Corned beef and a bus ride
6th January 1991 was a Sunday. I went to the Mass at the cathedral and had then gone to visit a village, where we had corned beef for lunch. It is odd what details remain in the memory.
1991 had begun in the Filipino city of Baguio. The bus our group was to catch in order to travel to a village in Mountain Province did not arrive, there were mutterings that the driver must have over-indulged the night before.
“When is the next bus?”
“Tomorrow,” shrugged a man at the bus station.
A phone call was made, a taxi hailed, and we returned to the comfortable lodge in which we had celebrated the New Year. A day was spent visiting the city, eating in restaurants, and sampling local brews. The next morning we returned early to the bus station.
Sitting waiting on the pavement there were people who had been there the previous day. Had they been here for twenty-four hours? If the only money they had was for their fare and for food from street vendors, their options for entertainment and accommodation would have been limited. they looked at us without a flicker of expression.
On Wednesday, 2nd January 1991, we caught the Rising Sun bus which carried up into Mountain Province. The Philippines still had dangerous areas, the low intensity conflict between the Aquino government and the New People’s Army still claimed lives and terrorised communities. Mountain Province had its share of troubles, the village to which we were going had seen men shot by the army.
Looking back, the three nights spent in the little village of Kayan near Tadian seem much longer. The isolated rural community lacked many of the most basic amenities, the road to the village was mud and stone and inhibited easy transport. Walking out across the rice fields, we visited subsistence farmers whose simple houses were without running water and without electricity. The community nurse in the village aspired to having a refrigerator in which medicines might be kept. Yet there was a rich community life in a situation where there was frequent absolute deprivation
By Saturday, 5th January, it was time to move on. We would catch the Rising Sun bus at 4 am. Sleepily, we gathered at the centre of the village, where there was already a buzz of activity with women already about their daily chores.
The single deck Rising Sun bus, with its huge knobbly-tyred wheels rolled into the village, it was full.

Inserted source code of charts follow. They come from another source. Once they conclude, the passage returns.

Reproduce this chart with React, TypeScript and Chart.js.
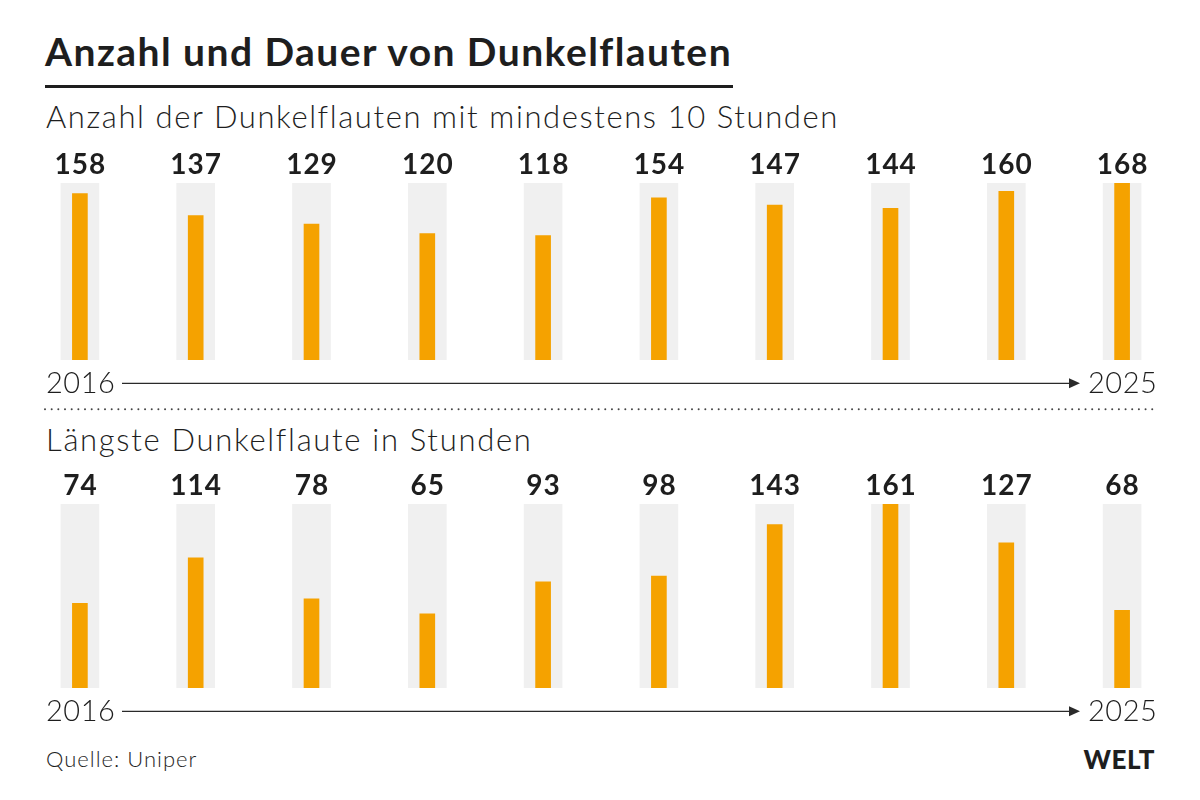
import React, { useEffect, useRef } from "react";
import { Chart, registerables } from "chart.js";

Chart.register(...registerables);

const years = ["2016", "2017", "2018", "2019", "2020", "2021", "2022", "2023", "2024", "2025"];
const countValues = [158, 137, 129, 120, 118, 154, 147, 144, 160, 168];
const longestValues = [74, 114, 78, 65, 93, 98, 143, 161, 127, 68];

const titleText = "Anzahl und Dauer von Dunkelflauten";
const subtitleTop = "Anzahl der Dunkelflauten mit mindestens 10 Stunden";
const subtitleBottom = "Längste Dunkelflaute in Stunden";
const sourceText = "Quelle: Uniper";

const ORANGE = "#f5a200";
const GRAY = "#f0f0f0";
const TEXT = "#1e1e1e";
const FONT = "Lato, 'Open Sans', sans-serif";

function makePlugin(showDots: boolean) {
  return {
    id: "decor",
    afterDatasetsDraw(chart: any) {
      const ctx = chart.ctx;
      const area = chart.chartArea;
      const meta = chart.getDatasetMeta(0);
      const values = chart.data.datasets[0].data as number[];
      ctx.save();
      ctx.fillStyle = TEXT;
      ctx.font = `700 28px ${FONT}`;
      try { (ctx as any).letterSpacing = "1px"; } catch (e) {}
      ctx.textAlign = "center";
      ctx.textBaseline = "alphabetic";
      meta.data.forEach((el: any, i: number) => {
        ctx.fillText(String(values[i]), el.x + 0.5, area.top - 9);
      });
      // axis arrow with years
      const ay = area.bottom + 23.3;
      ctx.font = `300 29px ${FONT}`;
      try { (ctx as any).letterSpacing = "0.5px"; } catch (e) {}
      ctx.textAlign = "left";
      const labels = chart.data.labels as string[];
      ctx.fillText(labels[0], 46, ay + 10);
      ctx.fillText(labels[labels.length - 1], 1088, ay + 10);
      try { (ctx as any).letterSpacing = "0px"; } catch (e) {}
      ctx.strokeStyle = "#2a2a2a";
      ctx.lineWidth = 1.3;
      ctx.beginPath();
      ctx.moveTo(122, ay);
      ctx.lineTo(1072, ay);
      ctx.stroke();
      ctx.fillStyle = "#2a2a2a";
      ctx.beginPath();
      ctx.moveTo(1080, ay);
      ctx.lineTo(1069, ay - 5);
      ctx.lineTo(1069, ay + 5);
      ctx.closePath();
      ctx.fill();
      if (showDots) {
        const dy = area.bottom + 49.3;
        ctx.fillStyle = "#444";
        for (let x = 45; x <= 1156; x += 6.67) {
          ctx.beginPath();
          ctx.arc(x, dy, 1, 0, Math.PI * 2);
          ctx.fill();
        }
      }
      ctx.restore();
    },
  };
}

function BarPanel(props: { values: number[]; top: number; height: number; padTop: number; padBottom: number; dots: boolean }) {
  const ref = useRef<HTMLCanvasElement>(null);
  useEffect(() => {
    const maxVal = Math.max(...props.values);
    const chart = new Chart(ref.current as HTMLCanvasElement, {
      type: "bar",
      data: {
        labels: years,
        datasets: [
          {
            data: props.values,
            backgroundColor: ORANGE,
            barThickness: 15,
            grouped: false,
            order: 0,
            borderWidth: 0,
          } as any,
          {
            data: props.values.map(() => maxVal),
            backgroundColor: GRAY,
            barThickness: 38,
            grouped: false,
            order: 1,
            borderWidth: 0,
          } as any,
        ],
      },
      options: {
        animation: false,
        responsive: false,
        maintainAspectRatio: false,
        events: [],
        layout: { padding: { left: 22, right: 20, top: props.padTop, bottom: props.padBottom } },
        plugins: { legend: { display: false }, tooltip: { enabled: false } },
        scales: {
          x: { display: false },
          y: { display: false, min: 0, max: maxVal },
        },
      },
      plugins: [makePlugin(props.dots)],
    });
    return () => chart.destroy();
  }, []);
  return (
    <canvas
      ref={ref}
      width={1200}
      height={props.height}
      style={{ position: "absolute", left: 0, top: props.top, width: 1200, height: props.height }}
    />
  );
}

const txt = (top: number, size: number, weight: number, extra: any = {}) => ({
  position: "absolute" as const,
  top,
  left: 45,
  fontFamily: FONT,
  fontSize: size,
  fontWeight: weight,
  lineHeight: 1,
  color: TEXT,
  whiteSpace: "nowrap" as const,
  ...extra,
});

export default function App() {
  return (
    <div style={{ position: "fixed", left: 0, top: 0, width: 1200, height: 800, background: "#fff", overflow: "hidden" }}>
      <div style={txt(32, 39, 700, { letterSpacing: 1.45 })}>{titleText}</div>
      <div style={{ position: "absolute", left: 45, top: 84.5, width: 688, height: 3, background: TEXT }} />
      <div style={txt(100.5, 31, 300, { left: 46, letterSpacing: 1.6 })}>{subtitleTop}</div>
      <BarPanel values={countValues} top={140} height={280} padTop={43} padBottom={60} dots={true} />
      <div style={txt(424, 31, 300, { left: 46, letterSpacing: 1.7 })}>{subtitleBottom}</div>
      <BarPanel values={longestValues} top={460} height={270} padTop={44} padBottom={42} dots={false} />
      <div style={txt(747.5, 22, 300, { left: 46, letterSpacing: 1 })}>{sourceText}</div>
      <div style={txt(746, 26, 900, { left: "auto", right: 45, letterSpacing: 0.5 })}>WELT</div>
    </div>
  );
}
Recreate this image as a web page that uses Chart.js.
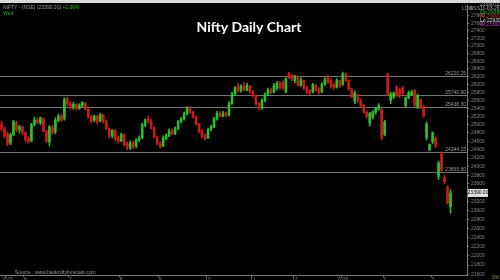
<!DOCTYPE html>
<html>
<head>
<meta charset="utf-8">
<title>Nifty Daily Chart</title>
<script src="https://cdn.jsdelivr.net/npm/chart.js@4.4.1/dist/chart.umd.min.js"></script>
<style>
  html, body { margin: 0; padding: 0; background: #000; overflow: hidden; }
  #wrap { position: relative; width: 500px; height: 280px; }
</style>
</head>
<body>
<div id="wrap"><canvas id="chart" width="500" height="280"></canvas></div>
<script>
// daily candles
const opens = [25020,24900,24780,24560,24760,25040,24880,24950,24810,24660,
  24610,25000,25120,25050,25140,24850,24590,24930,24830,25110,
  25210,25160,25640,25520,25430,25500,25400,25480,25520,25380,
  25190,25110,25210,25090,25240,25090,24900,24730,24850,24680,
  24610,24760,24540,24440,24560,24490,24640,24680,24990,25140,
  25090,24920,24710,24540,24490,24660,24730,24850,24780,24900,
  25070,25140,25260,25400,25310,25190,25020,24830,24730,24680,
  24880,24950,25140,25280,25210,25280,25240,25520,25760,25950,
  25840,25960,25860,25960,25810,25720,25520,25430,25600,25740,
  25860,25810,25910,26030,26050,25810,26270,26240,26100,26170,
  25980,26100,25910,25840,25810,25980,25880,25810,26000,26200,
  26100,26000,25930,26100,26000,26270,26100,25880,25570,25740,
  25620,25480,25310,25040,25190,25310,25380,25380,24760,26270,
  25600,25690,25930,25860,25910,25480,25670,25740,25840,25450,
  25620,25450,24680,24400,24590,24680,23770,24300,23750,23510,
  23080];
const highs = [25090,24950,24830,24800,25110,25090,24990,24970,24830,24710,
  25040,25190,25170,25190,25170,24870,24980,24980,25170,25260,
  25260,25670,25690,25570,25550,25520,25520,25570,25550,25400,
  25240,25240,25240,25280,25260,25120,24920,24880,24880,24730,
  24800,24780,24590,24610,24610,24660,24730,25040,25140,25210,
  25140,24950,24730,24590,24730,24780,24900,24900,24950,25110,
  25190,25310,25450,25450,25330,25210,25040,24880,24780,24920,
  24990,25190,25330,25330,25330,25310,25570,25810,25950,26030,
  26000,26050,26030,25980,25860,25740,25550,25640,25790,25910,
  25910,26030,26080,26080,26100,26170,26320,26270,26240,26220,
  26170,26120,25960,25880,26030,26000,25930,26050,26170,26240,
  26150,26030,26150,26120,26320,26290,26120,25910,25840,25760,
  25640,25500,25330,25310,25350,25430,25520,25400,25110,26290,
  25810,25810,25980,25910,25960,25690,25840,25860,25880,25760,
  25640,25480,25070,24540,24830,24710,24130,24350,23800,23560,
  23460];
const lows = [24850,24680,24490,24520,24730,24830,24800,24760,24590,24560,
  24590,24970,25020,25000,24830,24570,24490,24760,24780,25070,
  25070,25110,25470,25380,25380,25360,25380,25430,25360,25160,
  25040,25070,25020,25070,25040,24880,24680,24680,24610,24560,
  24590,24490,24400,24400,24420,24440,24590,24660,24950,25040,
  24900,24680,24520,24440,24470,24640,24710,24760,24760,24880,
  25040,25110,25240,25280,25160,24990,24800,24680,24630,24660,
  24850,24920,25110,25190,25190,25190,25210,25500,25740,25810,
  25810,25840,25840,25790,25690,25480,25360,25380,25570,25720,
  25770,25790,25860,25880,25880,25790,26150,26100,26050,25960,
  25960,25880,25770,25740,25790,25840,25760,25790,25980,26030,
  25910,25880,25910,25930,25980,26080,25860,25670,25520,25550,
  25450,25290,25160,24970,25140,25260,25360,24630,24730,25720,
  25520,25640,25690,25670,25740,25430,25640,25720,25450,25400,
  25400,25190,24630,24370,24540,24440,23700,23870,23600,23130,
  22930];
const closes = [24900,24730,24540,24760,25070,24880,24950,24810,24640,24590,
  25000,25120,25050,25170,24850,24610,24950,24810,25110,25210,
  25110,25620,25520,25430,25500,25400,25480,25550,25380,25190,
  25090,25210,25070,25240,25090,24900,24730,24860,24660,24610,
  24760,24520,24440,24560,24470,24640,24680,24990,25120,25090,
  24920,24710,24540,24490,24680,24730,24850,24780,24900,25070,
  25140,25260,25400,25310,25190,25020,24830,24710,24660,24880,
  24950,25140,25280,25210,25280,25240,25520,25760,25910,25840,
  25960,25860,25980,25810,25720,25520,25400,25600,25740,25860,
  25810,25980,26030,25930,25910,26150,26170,26150,26200,25980,
  26120,25910,25810,25790,26000,25860,25790,26000,26120,26050,
  25960,25930,26100,25960,26270,26100,25880,25690,25790,25600,
  25480,25310,25210,25280,25310,25400,25480,24680,25070,25740,
  25760,25790,25740,25720,25790,25670,25790,25810,25480,25720,
  25450,25210,25020,24520,24800,24490,24080,23920,23650,23170,
  23390];

// horizontal support / resistance levels
const levels = [26220.25, 25740.90, 25438.30, 24344.15, 23869.60];

// price axis ticks (log scale)
const priceTicks = [21600,21800,22000,22200,22400,22600,22800,23000,23200,23400,
  23600,23800,24000,24200,24400,24600,24800,25000,25200,25400,
  25600,25800,26000,26200,26400,26600,26800,27000,27200,27400,
  27600,27800];

// month marks on the time axis
const tickIdx = [2, 8, 23, 40, 53, 69, 84, 98, 114, 128, 144];
const tickText = ['2025', '6', '7', '8', '9', '10', '11', '12', '2026', '2', '3'];
const blankDays = 5;

const UP = '#2cbc2c';
const DOWN = '#c81c1c';

const labels = [];
for (let i = 0; i < opens.length + blankDays; i++) labels.push('');
tickIdx.forEach((idx, k) => { labels[idx] = tickText[k]; });

const colors = opens.map((o, i) => closes[i] >= o ? UP : DOWN);
const last = opens.length - 1;
const tiny = '5px "Liberation Sans"';

// levels, title and the small texts round the plot
const overlay = {
  id: 'overlay',
  beforeDatasetsDraw(chart) {
    const { ctx, chartArea: a, scales: { y } } = chart;
    ctx.save();
    ctx.strokeStyle = '#747474';
    ctx.lineWidth = 1;
    levels.forEach(v => {
      const py = Math.round(y.getPixelForValue(v)) + 0.5;
      ctx.beginPath();
      ctx.moveTo(a.left, py);
      ctx.lineTo(a.right, py);
      ctx.stroke();
    });
    ctx.restore();
  },
  afterDraw(chart) {
    const { ctx, chartArea: a, scales: { y } } = chart;
    ctx.save();

    // level labels
    ctx.font = tiny;
    ctx.fillStyle = '#9c9c9c';
    ctx.textAlign = 'right';
    ctx.textBaseline = 'bottom';
    levels.forEach(v => {
      const py = Math.round(y.getPixelForValue(v));
      ctx.fillText(v.toFixed(2), a.right - 1, py);
    });

    // last price box
    const py = y.getPixelForValue(closes[last]);
    ctx.fillStyle = '#e0e0e0';
    ctx.fillRect(a.right + 1, py - 4, 20, 8);
    ctx.fillStyle = '#000';
    ctx.textAlign = 'center';
    ctx.textBaseline = 'middle';
    ctx.fillText(closes[last].toFixed(2), a.right + 11, py);

    // top strip
    ctx.fillStyle = '#d8d8d8';
    ctx.fillRect(0, 0, 500, 3);

    // title
    ctx.font = 'bold 14px Lato';
    ctx.fillStyle = '#fff';
    ctx.textAlign = 'center';
    ctx.textBaseline = 'alphabetic';
    ctx.fillText('Nifty Daily Chart', 249, 32);

    // header top left
    ctx.font = tiny;
    ctx.textAlign = 'left';
    ctx.fillStyle = '#999';
    const head = 'NIFTY - (NSE) (' + closes[last].toFixed(2) + ') ';
    ctx.fillText(head, 3, 9);
    ctx.fillStyle = '#2cbc2c';
    ctx.fillText('+1.00%', 3 + ctx.measureText(head).width, 9);
    ctx.fillText('Wed', 3, 15);

    // quote box top right
    ctx.fillStyle = '#999';
    ctx.fillText('LOG', 462, 10);
    ctx.fillText('BSS', 470, 10);
    const q = [
      [closes[last].toFixed(2), '#aaa'],
      ['11-03-26 Tue', '#aaa'],
      ['Op ' + opens[last].toFixed(2), '#2cbc2c'],
      ['Hi ' + highs[last].toFixed(2), '#d83030'],
      ['Lo ' + lows[last].toFixed(2), '#ddd'],
      ['Cl ' + closes[last].toFixed(2), '#c040c0']
    ];
    q.forEach((r, k) => {
      ctx.fillStyle = r[1];
      ctx.fillText(r[0], 480, 6 + k * 4);
    });

    // source line
    ctx.fillStyle = '#999';
    ctx.fillText('Source : www.bankniftyforecast.com', 15, a.bottom - 1);
    ctx.fillStyle = '#9a9a30';
    ctx.fillText('0%', 492, 279);
    ctx.restore();
  }
};

new Chart(document.getElementById('chart'), {
  type: 'bar',
  data: {
    labels,
    datasets: [
      {
        label: 'wick',
        data: lows.map((l, i) => [l, highs[i]]),
        backgroundColor: colors,
        barThickness: 1,
        grouped: false,
        order: 2
      },
      {
        label: 'body',
        data: opens.map((o, i) => [o, closes[i]]),
        backgroundColor: colors,
        barThickness: 2,
        grouped: false,
        order: 1
      }
    ]
  },
  options: {
    responsive: false,
    animation: false,
    events: [],
    layout: { padding: { top: 4, left: 0, right: 0, bottom: 0 } },
    plugins: { legend: { display: false }, tooltip: { enabled: false } },
    scales: {
      x: {
        offset: true,
        afterFit(s) { s.height = 5; },
        border: { color: '#7c7c7c' },
        grid: {
          drawOnChartArea: false,
          tickLength: 2,
          color: c => (c.tick && c.tick.label) ? '#7c7c7c' : 'transparent'
        },
        ticks: {
          autoSkip: false,
          maxRotation: 0,
          padding: 0,
          color: '#858585',
          font: { family: 'Liberation Sans', size: 5 }
        }
      },
      y: {
        type: 'logarithmic',
        position: 'right',
        min: 21590,
        max: 28100,
        afterFit(s) { s.width = 33; },
        afterBuildTicks(s) { s.ticks = priceTicks.map(v => ({ value: v })); },
        border: { color: '#7c7c7c' },
        grid: { drawOnChartArea: false, tickLength: 2, color: '#7c7c7c' },
        ticks: {
          autoSkip: false,
          padding: 2,
          color: '#858585',
          font: { family: 'Liberation Sans', size: 5 },
          callback: v => String(v)
        }
      }
    }
  },
  plugins: [overlay]
});
</script>
</body>
</html>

Not full in the European sense, full in the Filipino sense. This was a country where we had counted 15 people on a motor bike and sidecar. There was a quick exchange of words and our bags were lifted inside the bus and hands reached down to pull us up onto the roof.
We were going to make a journey on mountain roads that were no more than dirt tracks riding on the roof of a bus (I feared there might be some exclusion on my insurance policy). It was fine getting up, the problem was that there was very little to hold onto. I took a firm hold on a wire rack with one hand and a firm hold on the arm of our Filipina guide with the other, “This is very dangerous”, she said, “very dangerous.”
At more than one point as we cornered and our view was the sheer drop into mountain ravines, I thought that we perhaps should have listened to the guide’s advice.
I went back to the Philippines in 2001, the country had improved almost beyond recognition, but the spirit of people who rode on bus roofs remained unchanged. The community, the laughter, the willingness to work and the warm hospitality remained as strong as ever.
The Rising Sun bus and corned beef for lunch remain memories of a world entirely removed from the triviality of so much of life here, a world where celebrity and sporting news is of little consequence, a world where the business of life was survival. Riding on the roof of a bus made the world look different.